INDIVIDUALIZATION VS CONNECTION
WOW! Reading these chapters really brought back some memories of my own struggles and risk-taking behaviors of my adolescence. I remembered my own journey of “struggling to find a balance between individuality and connection drives adolescent identity experimentation and the fleeting passions that often accompany it” (pg 22).
While reading I flipped back and forth to figure 2.1 on page 28. At first when I saw the visual I was not sure what the four boxes meant. As I read though I tried to identify my own crisis/non crisis and commitments/non commitment periods of my adolescence. I also identified some of my students. I work with a span of grade 6 to grade 8 and I can really see some of my seventh and eighth grade students “explore(ing) roles and beliefs, behaviors and relationships” (pg 36). Again the pattern of a journey came up, “an achieved identity status does not represent the conclusion of the identity constructing process; rather, it is a waypoint in the individual's life long journey of understanding and constructing the self” (pg 38). I liked how Nakkula pointed out that both students and teachers are both constructing our identities and how it is a process that is “ever-evolving” (pg 26).

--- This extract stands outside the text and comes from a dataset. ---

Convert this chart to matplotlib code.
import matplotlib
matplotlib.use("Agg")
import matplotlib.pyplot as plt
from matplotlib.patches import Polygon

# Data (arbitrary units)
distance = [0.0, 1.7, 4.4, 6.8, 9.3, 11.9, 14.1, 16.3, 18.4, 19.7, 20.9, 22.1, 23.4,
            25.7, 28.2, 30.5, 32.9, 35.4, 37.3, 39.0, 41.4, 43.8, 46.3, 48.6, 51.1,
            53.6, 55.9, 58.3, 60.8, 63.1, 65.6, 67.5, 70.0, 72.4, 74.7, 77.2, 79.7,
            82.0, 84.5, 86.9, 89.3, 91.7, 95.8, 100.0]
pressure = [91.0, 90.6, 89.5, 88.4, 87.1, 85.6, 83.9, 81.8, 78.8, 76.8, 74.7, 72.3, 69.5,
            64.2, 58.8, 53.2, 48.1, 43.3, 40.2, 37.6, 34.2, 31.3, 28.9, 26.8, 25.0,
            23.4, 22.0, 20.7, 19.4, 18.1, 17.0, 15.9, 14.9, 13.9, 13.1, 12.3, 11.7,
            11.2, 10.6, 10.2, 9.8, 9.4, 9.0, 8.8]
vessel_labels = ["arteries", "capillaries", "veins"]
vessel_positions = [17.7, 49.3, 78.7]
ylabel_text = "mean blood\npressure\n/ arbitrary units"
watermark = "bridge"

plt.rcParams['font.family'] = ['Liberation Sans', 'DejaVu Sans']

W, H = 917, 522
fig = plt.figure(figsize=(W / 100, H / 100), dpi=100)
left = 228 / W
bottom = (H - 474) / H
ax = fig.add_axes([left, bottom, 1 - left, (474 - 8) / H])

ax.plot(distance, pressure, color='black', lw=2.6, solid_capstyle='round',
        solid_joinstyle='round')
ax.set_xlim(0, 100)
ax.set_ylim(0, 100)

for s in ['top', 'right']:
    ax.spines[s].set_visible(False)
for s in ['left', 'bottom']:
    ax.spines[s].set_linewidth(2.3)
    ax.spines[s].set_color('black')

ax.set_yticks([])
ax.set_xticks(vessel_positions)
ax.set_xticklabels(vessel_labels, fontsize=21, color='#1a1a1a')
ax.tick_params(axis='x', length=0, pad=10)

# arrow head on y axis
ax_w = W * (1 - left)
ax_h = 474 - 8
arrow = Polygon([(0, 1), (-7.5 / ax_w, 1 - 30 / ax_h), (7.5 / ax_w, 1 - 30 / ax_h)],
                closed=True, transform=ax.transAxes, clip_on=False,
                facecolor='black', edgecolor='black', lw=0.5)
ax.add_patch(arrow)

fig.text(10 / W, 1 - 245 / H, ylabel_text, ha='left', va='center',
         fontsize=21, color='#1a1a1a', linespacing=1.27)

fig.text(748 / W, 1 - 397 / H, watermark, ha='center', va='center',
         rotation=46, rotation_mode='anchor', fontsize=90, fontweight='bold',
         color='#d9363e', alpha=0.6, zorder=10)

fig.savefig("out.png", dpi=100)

It is a journey that begins mostly in adolescence and continues through-out life. Adolescents are just experience it for the first time, and it can be overwhelming at times and we (teachers, adults, etc) need to be there for adolescence and help them along the journey on construct “healthy understanding with them, not for them” (pg 33). Adolescents must learn how to take calculated risks, as Lightfoot says “high-risk behavior is common and deeply meaningful” (pg 44), but as the adults in the school we need to help provided experience and risks that challenge our adolescent students.
I wished that we could have a guidance counselor at every school like Mitch Guillermo, with a 1 to 10 student ratio or less! The attention to Julian's individuality and needs was superior, every student could benefit from the activities that Mitch and Julian worked on, but I wonder how often is this the story? To me this was a best-case scenario, I wondered what kind of attention that Antwon received.
I also connected with some of the questioning techniques Guillermo used and Nakkula presented:
- What did it feel like to be like that in that setting?
- What was it like when you were with those people in that place?
- Making a list of various spaces and relationships an adolescent must negotiate each day
- What each of those spaces and people expect you to be?
- How you feel in each of those spaces or with those people?
- Where do you feel safe?
- When do you feel anxious or uneasy?